4.5 ⭐️’s from me
Goodreads Summary: “Responding from pressure on high, the Atlanta police department is forced to hire its first black officers in 1948. The newly minted policemen are met with deep hostility by their white peers and their authority is limited: They can’t arrest white suspects; they can’t drive a squad car; they can’t even use the police headquarters and must instead operate out of the basement of a gym.
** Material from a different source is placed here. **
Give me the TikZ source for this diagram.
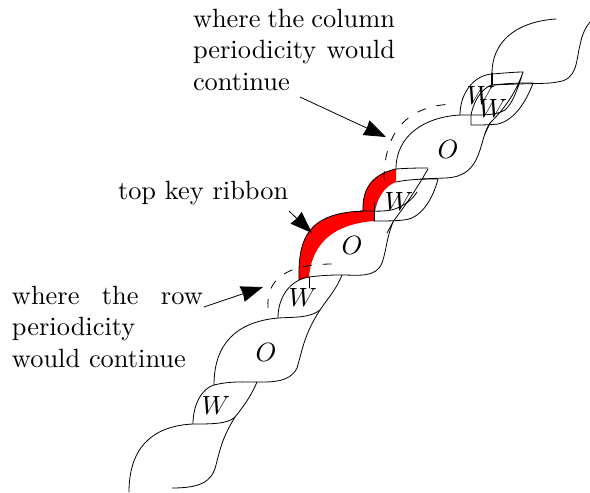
\documentclass[tikz,border=0pt]{standalone}
\usetikzlibrary{arrows.meta}
\tikzset{
  edgeline/.style={line width=0.8pt,line cap=round,line join=round},
  guide/.style={line width=0.8pt,dash pattern=on 9pt off 11pt},
  pointer/.style={line width=0.8pt,-{Stealth[length=22pt,width=16pt,inset=1pt]},shorten >=0pt},
  labeltext/.style={inner sep=0pt,outer sep=0pt,anchor=base west,scale=2.64,font=\fontsize{10}{12}\selectfont},
  cell/.style={inner sep=0pt,scale=2.64,font=\fontsize{10}{12}\selectfont}
}
\begin{document}
\begin{tikzpicture}[x=1pt,y=-1pt]
\useasboundingbox (0,0) rectangle (590,493);
% red ribbon
\path[fill=red] (299,280) .. controls (298,238) and (308,213) .. (363,211)
  .. controls (362,188) and (373,174) .. (396,169) -- (396,182)
  .. controls (385,186) and (375,198) .. (374,221)
  .. controls (335,224) and (312,242) .. (309,277) -- cycle;
\draw[edgeline] (299,280) .. controls (298,238) and (308,213) .. (363,211)
  .. controls (362,188) and (373,174) .. (396,169);
% bottom
\draw[edgeline] (129,492) .. controls (129,450) and (150,426) .. (193,424)
  .. controls (212,424) and (228,424) .. (235,417);
\draw[edgeline] (257,382) .. controls (250,398) and (243,407) .. (235,417)
  .. controls (222,438) and (220,450) .. (216,465)
  .. controls (212,482) and (200,488) .. (172,488);
\draw[edgeline] (193,424) .. controls (193,403) and (203,388) .. (214,385)
  .. controls (230,381) and (245,382) .. (257,382)
  .. controls (270,382) and (290,383) .. (297,368)
  .. controls (303,348) and (304,335) .. (320,310)
  .. controls (328,298) and (336,290) .. (342,275);
\draw[edgeline] (214,385) .. controls (214,345) and (235,322) .. (278,318)
  .. controls (295,317) and (310,318) .. (320,310);
% middle
\draw[edgeline] (278,318) .. controls (278,297) and (290,280) .. (309,277)
  .. controls (325,275) and (335,275) .. (342,275)
  .. controls (358,275) and (376,278) .. (382,263)
  .. controls (387,248) and (386,240) .. (393,222)
  .. controls (400,212) and (410,200) .. (428,169);
\draw[edgeline] (309,277) -- (309,288);
% second block
\draw[edgeline] (355,212) -- (363,211) .. controls (375,211) and (385,212) .. (395,209)
  .. controls (405,205) and (412,200) .. (417,192);
\draw[edgeline] (393,222) -- (387,233);
\draw[edgeline] (396,169) .. controls (410,168) and (420,168) .. (428,168);
\draw[edgeline] (396,182) .. controls (410,179) and (425,179) .. (438,179)
  .. controls (434,195) and (425,212) .. (412,218)
  .. controls (405,221) and (390,221) .. (374,221);
\draw[edgeline] (374,203) -- (374,221);
% O2
\draw[edgeline] (396,169) .. controls (396,135) and (425,117) .. (460,115)
  .. controls (480,115) and (495,116) .. (505,110)
  .. controls (513,103) and (518,88) .. (523,72)
  .. controls (515,95) and (503,110) .. (490,123)
  .. controls (478,140) and (484,177) .. (445,178)
  -- (420,179);
% top block
\draw[edgeline] (460,115) .. controls (460,92) and (475,75) .. (492,74)
  .. controls (505,73) and (515,72) .. (523,72);
\draw[edgeline] (471,125) -- (471,115) .. controls (475,95) and (487,85) .. (493,85)
  .. controls (510,83) and (520,83) .. (533,83)
  .. controls (527,100) and (515,120) .. (498,124)
  .. controls (490,125) and (480,125) .. (471,125);
\draw[edgeline] (490,123) -- (485,134);
\draw[edgeline] (493,85) .. controls (533,83) and (550,84) .. (557,82)
  .. controls (578,80) and (576,60) .. (580,45) .. controls (582,35) and (585,28) .. (590,22);
\draw[edgeline,line width=1.2pt] (492,73) -- (492,85);
\draw[edgeline] (492,73) .. controls (492,45) and (512,22) .. (556,19);
% dashed guides
\draw[guide] (384,180) .. controls (384,140) and (400,106) .. (453,104);
\draw[guide] (268,308) .. controls (266,280) and (285,264) .. (333,264);
% cell labels
\node[cell] (w0) at (216,405) {$W$};
\node[cell] (o1) at (266,352) {$O$};
\node[cell] (w1) at (303,297) {$W$};
\node[cell] (o2) at (352,245) {$O$};
\node[cell] (w2) at (399,201) {$W$};
\node[cell] (o3) at (448,149) {$O$};
\node[cell] (w3) at (481,95) {$W$};
\node[cell] (w4) at (493,108) {$W$};
% labels
\node[labeltext] (col1) at (193,27) {\hbox to 76.5pt{where\hfil\ the\hfil\ column}};
\node[labeltext] (col2) at (193,58) {\hbox to 76.5pt{periodicity\hfil\ would}};
\node[labeltext] (col3) at (193,90) {continue};
\node[labeltext] (key) at (118,199) {top key ribbon};
\node[labeltext] (row1) at (12,304) {\hbox to 72.3pt{where\hfil the\hfil row}};
\node[labeltext] (row2) at (12,335) {periodicity};
\node[labeltext] (row3) at (12,367) {would continue};
% arrows
\coordinate (colstart) at (300,97);
\coordinate (colend) at (386,137);
\coordinate (keystart) at (289,211);
\coordinate (keyend) at (312,233);
\coordinate (rowstart) at (204,307);
\coordinate (rowend) at (263,287);
\draw[pointer] (colstart) -- (colend);
\draw[pointer] (keystart) -- (keyend);
\draw[pointer] (rowstart) -- (rowend);
\end{tikzpicture}
\end{document}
When a black woman who was last seen in a car driven by a white man turns up fatally beaten, no one seems to care except for Boggs and Smith, two black cops from vastly different backgrounds. Pressured from all sides, they will risk their jobs, the trust the community has put in them, and even their own safety to investigate her death. Their efforts bring them up against an old-school cop, Dunlow, who has long run the neighborhood like his own, and Dunlow’s young partner, Rakestraw, a young progressive who may or may not be willing to make allies across color lines.”
My Review
Although fiction, this book draws its inspiration from the appointment of the first African American police officers in Atlanta, Georgia. The depiction of the events in this book seem all too real. The horrific, segregating rules these police officers must follow make their jobs just that much more difficult – making you wonder how they kept motivated at all. Mullen’s characterization of the men’s struggles against oppression causes the reader to feel angry, dismayed and somewhat hopeful for change all at once. This book was apparently drafted before the events of Ferguson here in the U.S. However, it seems incredibly relevant, if not more so, to the racial tensions facing America today. This book would be perfectly paired with the March Trilogy by John Lewis as an educational tool to confront both the past and the present ideas of the Civil Rights Movement.
Not to be forgotten, this book has all the classic elements of a ‘Whodunnit?’ – drawing the reader deep into a compelling mystery, intertwined with a corrupt and racially unequal police force. The pace leaves nothing to be desired – a definite must read.